Dataset rows:
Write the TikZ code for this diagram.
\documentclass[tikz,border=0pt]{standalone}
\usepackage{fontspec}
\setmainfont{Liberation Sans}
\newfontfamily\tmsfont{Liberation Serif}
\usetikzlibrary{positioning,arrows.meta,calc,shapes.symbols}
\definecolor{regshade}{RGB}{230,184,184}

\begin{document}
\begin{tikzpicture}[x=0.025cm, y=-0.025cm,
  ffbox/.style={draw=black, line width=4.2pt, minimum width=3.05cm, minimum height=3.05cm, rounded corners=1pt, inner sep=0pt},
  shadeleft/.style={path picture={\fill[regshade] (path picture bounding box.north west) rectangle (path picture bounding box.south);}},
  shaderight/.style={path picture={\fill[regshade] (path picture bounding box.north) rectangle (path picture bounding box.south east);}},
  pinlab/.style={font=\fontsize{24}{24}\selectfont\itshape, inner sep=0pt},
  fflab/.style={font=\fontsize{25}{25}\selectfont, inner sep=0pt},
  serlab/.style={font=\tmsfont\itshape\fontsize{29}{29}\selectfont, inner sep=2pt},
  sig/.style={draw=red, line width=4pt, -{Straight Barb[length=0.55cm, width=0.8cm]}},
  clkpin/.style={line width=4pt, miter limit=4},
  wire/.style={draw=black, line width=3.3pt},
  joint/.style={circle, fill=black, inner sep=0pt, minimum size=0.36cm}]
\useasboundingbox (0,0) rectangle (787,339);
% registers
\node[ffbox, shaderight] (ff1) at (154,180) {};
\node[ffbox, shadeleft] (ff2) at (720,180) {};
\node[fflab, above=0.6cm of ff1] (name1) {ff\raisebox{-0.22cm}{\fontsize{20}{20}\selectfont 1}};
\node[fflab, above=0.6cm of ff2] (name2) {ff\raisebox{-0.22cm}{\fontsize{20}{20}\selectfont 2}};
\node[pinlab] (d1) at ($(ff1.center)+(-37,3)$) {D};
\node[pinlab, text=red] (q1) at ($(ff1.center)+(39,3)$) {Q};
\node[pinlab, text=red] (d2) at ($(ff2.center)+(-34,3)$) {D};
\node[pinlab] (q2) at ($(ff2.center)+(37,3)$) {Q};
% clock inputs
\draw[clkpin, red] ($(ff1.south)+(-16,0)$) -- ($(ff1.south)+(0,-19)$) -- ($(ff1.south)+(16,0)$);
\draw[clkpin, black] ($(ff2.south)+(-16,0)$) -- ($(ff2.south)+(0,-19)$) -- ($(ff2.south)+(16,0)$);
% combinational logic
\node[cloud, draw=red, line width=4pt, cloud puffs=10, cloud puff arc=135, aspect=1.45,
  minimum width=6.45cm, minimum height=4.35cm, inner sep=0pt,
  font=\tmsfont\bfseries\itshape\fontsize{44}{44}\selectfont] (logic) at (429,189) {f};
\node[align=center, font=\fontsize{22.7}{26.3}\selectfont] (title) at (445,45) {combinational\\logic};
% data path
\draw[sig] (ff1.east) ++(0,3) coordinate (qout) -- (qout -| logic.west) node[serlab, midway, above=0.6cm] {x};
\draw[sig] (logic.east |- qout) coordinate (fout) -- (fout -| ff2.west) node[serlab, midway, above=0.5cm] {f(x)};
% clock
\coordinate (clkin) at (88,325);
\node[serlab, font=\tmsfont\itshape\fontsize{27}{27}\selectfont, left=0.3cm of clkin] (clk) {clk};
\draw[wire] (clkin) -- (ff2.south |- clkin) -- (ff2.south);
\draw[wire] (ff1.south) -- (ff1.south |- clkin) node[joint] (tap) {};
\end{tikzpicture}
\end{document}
--
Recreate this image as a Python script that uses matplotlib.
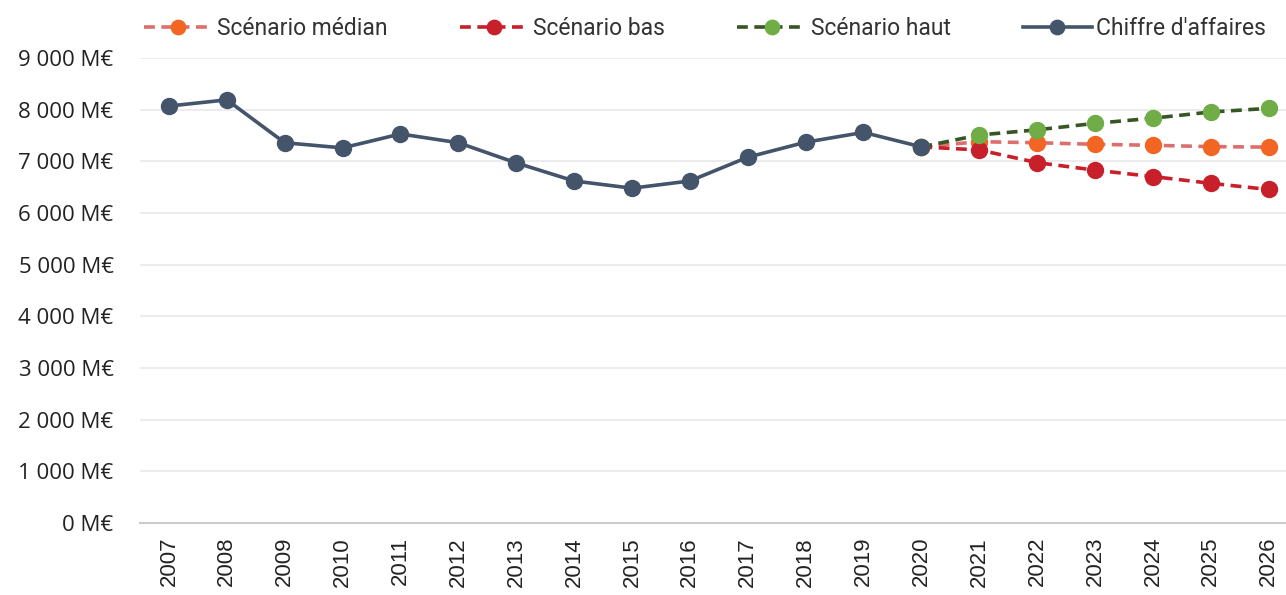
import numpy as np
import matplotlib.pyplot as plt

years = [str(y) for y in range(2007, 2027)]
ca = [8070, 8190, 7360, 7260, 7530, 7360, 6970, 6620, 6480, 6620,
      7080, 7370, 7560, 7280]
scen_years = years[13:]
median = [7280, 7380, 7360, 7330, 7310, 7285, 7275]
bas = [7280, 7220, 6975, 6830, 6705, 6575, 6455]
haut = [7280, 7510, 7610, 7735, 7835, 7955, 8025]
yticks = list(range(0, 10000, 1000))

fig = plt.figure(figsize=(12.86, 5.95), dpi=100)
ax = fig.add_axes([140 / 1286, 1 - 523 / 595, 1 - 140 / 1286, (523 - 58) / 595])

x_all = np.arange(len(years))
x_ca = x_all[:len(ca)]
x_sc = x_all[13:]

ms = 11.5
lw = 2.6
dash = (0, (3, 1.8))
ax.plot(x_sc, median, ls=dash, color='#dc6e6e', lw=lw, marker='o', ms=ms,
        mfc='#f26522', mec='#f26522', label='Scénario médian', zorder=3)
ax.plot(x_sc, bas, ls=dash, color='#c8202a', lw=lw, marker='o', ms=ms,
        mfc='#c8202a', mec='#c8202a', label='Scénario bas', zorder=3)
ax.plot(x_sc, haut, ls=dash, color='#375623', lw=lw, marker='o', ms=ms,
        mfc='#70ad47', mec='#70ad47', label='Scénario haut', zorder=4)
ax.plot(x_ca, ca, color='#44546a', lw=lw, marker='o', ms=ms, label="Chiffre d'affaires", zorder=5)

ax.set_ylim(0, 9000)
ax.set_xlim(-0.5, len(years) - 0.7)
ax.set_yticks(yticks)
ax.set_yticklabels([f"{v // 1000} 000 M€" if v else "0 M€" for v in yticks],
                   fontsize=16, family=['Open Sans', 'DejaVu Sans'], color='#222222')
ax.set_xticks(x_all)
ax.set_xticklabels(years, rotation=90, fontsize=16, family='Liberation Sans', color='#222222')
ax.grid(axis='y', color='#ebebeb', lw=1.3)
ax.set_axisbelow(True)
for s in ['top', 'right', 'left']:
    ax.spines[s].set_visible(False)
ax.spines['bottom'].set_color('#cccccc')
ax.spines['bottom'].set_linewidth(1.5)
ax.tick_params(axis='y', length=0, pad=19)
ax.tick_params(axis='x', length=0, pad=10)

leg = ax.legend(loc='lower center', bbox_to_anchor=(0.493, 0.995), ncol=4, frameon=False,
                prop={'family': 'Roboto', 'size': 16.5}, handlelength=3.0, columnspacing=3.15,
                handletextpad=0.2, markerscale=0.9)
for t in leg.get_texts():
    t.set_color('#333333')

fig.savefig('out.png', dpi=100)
* * *
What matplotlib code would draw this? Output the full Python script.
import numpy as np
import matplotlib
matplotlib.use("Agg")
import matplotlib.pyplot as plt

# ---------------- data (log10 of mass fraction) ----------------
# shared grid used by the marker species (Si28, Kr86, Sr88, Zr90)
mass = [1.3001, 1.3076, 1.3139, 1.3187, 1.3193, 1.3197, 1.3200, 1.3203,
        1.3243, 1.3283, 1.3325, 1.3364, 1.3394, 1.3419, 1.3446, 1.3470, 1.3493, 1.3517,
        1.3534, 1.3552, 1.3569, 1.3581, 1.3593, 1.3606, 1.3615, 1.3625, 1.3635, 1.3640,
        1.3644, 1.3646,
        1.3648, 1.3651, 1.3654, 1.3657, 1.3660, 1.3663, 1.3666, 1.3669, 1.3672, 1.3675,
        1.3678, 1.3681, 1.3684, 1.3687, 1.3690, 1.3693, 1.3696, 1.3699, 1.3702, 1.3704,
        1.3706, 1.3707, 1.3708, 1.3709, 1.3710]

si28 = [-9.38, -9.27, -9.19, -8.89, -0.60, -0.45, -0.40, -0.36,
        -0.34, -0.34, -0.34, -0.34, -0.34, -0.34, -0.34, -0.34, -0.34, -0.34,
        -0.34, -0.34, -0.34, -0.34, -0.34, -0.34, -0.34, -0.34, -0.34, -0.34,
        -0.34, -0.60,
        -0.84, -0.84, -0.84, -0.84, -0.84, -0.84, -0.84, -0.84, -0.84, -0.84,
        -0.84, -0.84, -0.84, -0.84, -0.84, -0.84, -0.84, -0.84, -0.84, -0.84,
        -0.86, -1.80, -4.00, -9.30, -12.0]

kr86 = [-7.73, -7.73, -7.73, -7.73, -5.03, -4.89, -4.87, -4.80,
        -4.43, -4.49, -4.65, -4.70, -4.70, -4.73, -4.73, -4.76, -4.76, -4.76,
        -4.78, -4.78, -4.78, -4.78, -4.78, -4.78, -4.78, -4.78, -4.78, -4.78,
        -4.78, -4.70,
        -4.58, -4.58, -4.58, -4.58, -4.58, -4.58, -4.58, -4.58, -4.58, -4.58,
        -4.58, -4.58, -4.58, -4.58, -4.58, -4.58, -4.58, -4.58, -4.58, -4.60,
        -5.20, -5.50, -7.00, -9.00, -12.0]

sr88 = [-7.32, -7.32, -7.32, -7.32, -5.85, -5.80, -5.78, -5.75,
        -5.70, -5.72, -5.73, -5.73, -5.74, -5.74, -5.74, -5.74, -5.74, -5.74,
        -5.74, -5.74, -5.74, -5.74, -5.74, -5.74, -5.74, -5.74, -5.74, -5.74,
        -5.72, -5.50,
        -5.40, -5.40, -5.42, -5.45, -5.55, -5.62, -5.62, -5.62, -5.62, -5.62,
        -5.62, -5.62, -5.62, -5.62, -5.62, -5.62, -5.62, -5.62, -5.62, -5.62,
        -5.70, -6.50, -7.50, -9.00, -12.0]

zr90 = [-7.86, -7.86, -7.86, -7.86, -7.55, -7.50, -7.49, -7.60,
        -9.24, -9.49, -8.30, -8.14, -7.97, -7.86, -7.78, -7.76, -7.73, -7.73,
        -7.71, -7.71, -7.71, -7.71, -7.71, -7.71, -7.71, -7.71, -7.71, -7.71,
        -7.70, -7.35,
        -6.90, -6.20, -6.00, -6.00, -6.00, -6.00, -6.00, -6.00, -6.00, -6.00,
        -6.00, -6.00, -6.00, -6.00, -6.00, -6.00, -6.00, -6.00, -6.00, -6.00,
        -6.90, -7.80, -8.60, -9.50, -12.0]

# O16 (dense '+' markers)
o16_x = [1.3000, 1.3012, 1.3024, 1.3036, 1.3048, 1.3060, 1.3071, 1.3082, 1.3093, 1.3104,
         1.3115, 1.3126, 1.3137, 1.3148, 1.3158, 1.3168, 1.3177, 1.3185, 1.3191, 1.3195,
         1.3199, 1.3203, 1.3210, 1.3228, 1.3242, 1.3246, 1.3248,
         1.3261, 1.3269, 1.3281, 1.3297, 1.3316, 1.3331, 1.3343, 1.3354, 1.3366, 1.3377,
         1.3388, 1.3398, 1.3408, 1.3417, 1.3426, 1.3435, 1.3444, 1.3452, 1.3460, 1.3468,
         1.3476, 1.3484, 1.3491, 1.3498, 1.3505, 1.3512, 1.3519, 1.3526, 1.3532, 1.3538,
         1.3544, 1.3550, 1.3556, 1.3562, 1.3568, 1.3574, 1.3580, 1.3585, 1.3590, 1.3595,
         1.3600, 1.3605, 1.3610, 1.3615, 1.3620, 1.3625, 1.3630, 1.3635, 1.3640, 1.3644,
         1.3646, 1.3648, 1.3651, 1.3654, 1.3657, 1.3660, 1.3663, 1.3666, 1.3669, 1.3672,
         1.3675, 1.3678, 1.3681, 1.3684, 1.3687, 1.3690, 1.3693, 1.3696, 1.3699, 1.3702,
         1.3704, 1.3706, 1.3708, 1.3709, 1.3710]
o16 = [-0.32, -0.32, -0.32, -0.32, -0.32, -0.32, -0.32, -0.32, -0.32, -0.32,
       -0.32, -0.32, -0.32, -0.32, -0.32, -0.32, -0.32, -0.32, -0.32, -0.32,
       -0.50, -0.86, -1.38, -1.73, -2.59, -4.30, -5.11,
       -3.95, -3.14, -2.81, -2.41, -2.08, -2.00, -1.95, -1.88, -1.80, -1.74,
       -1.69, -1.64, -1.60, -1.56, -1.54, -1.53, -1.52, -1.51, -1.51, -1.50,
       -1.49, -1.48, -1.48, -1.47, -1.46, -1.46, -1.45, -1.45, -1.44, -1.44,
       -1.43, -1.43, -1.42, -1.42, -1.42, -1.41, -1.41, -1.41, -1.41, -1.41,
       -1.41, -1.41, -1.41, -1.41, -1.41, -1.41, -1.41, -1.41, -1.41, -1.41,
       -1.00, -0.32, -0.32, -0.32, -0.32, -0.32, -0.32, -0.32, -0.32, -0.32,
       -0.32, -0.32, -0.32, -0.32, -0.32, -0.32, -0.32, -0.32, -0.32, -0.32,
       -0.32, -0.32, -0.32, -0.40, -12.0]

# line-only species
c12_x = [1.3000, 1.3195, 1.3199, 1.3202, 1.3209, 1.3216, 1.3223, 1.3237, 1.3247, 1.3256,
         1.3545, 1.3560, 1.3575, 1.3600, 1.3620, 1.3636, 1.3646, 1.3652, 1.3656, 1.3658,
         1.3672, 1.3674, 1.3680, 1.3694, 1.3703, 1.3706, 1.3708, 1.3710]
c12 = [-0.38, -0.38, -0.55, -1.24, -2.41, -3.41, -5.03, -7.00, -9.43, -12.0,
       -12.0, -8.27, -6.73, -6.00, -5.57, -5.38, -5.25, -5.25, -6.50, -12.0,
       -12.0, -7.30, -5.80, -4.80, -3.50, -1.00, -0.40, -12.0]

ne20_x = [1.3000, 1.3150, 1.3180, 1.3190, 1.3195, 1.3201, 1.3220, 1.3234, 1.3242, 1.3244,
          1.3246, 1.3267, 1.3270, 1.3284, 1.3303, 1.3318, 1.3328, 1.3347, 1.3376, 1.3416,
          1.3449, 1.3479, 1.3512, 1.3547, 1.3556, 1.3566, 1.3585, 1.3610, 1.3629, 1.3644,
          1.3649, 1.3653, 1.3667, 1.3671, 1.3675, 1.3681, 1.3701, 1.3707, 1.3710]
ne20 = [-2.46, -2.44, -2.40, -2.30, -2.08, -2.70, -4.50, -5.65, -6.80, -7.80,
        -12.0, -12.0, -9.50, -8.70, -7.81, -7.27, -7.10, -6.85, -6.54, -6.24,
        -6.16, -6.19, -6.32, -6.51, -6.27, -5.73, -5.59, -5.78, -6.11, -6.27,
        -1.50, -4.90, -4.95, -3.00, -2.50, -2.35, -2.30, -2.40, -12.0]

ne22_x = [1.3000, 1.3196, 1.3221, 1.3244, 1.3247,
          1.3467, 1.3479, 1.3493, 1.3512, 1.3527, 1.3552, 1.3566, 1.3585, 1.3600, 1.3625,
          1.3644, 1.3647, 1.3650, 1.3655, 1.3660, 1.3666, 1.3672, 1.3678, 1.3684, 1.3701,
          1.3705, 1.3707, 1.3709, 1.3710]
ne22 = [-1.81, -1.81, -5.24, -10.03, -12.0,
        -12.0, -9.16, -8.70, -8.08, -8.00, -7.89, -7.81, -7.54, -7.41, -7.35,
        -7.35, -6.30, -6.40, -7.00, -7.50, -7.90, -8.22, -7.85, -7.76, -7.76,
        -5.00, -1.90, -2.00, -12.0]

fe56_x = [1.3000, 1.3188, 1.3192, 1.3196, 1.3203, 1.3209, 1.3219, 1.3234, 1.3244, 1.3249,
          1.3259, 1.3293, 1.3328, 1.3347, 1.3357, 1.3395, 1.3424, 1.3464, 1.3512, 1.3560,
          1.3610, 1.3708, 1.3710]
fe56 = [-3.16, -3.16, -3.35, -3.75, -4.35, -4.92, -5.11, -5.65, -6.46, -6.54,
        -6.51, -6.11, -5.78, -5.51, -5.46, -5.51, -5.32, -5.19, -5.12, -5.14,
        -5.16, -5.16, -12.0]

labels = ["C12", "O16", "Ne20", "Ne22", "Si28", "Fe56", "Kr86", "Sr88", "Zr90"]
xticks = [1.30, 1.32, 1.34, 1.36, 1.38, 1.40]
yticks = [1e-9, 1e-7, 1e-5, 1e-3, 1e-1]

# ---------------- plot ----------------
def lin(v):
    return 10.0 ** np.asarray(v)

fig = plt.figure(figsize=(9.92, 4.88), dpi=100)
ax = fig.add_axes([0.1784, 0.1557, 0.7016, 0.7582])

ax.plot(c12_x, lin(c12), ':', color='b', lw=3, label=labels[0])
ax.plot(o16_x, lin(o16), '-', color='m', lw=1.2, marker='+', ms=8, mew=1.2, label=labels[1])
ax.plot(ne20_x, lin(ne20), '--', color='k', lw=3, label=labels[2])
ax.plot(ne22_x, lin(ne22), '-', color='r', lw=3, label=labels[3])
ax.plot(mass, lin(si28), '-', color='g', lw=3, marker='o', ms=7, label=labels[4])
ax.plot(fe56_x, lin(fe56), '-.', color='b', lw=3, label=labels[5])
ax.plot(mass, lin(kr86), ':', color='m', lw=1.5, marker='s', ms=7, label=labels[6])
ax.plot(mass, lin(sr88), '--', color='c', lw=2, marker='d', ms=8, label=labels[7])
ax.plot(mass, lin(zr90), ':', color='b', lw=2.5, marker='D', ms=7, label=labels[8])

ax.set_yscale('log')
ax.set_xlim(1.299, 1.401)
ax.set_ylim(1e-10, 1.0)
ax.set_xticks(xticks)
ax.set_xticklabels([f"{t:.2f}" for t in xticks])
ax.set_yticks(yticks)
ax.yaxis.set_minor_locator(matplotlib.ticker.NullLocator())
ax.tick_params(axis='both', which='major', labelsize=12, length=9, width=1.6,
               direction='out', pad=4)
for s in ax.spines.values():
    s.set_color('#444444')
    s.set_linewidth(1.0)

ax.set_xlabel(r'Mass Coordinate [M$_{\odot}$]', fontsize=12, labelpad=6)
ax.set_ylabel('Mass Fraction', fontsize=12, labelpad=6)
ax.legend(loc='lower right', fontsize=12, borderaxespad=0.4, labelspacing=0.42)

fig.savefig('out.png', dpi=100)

_DESCRIPTION OF THE TASK_: Write down every line of the data above that includes the string "this".

_EXPECTED OUTPUT_:
Write the TikZ code for this diagram.
Recreate this image as a Python script that uses matplotlib.
What matplotlib code would draw this? Output the full Python script.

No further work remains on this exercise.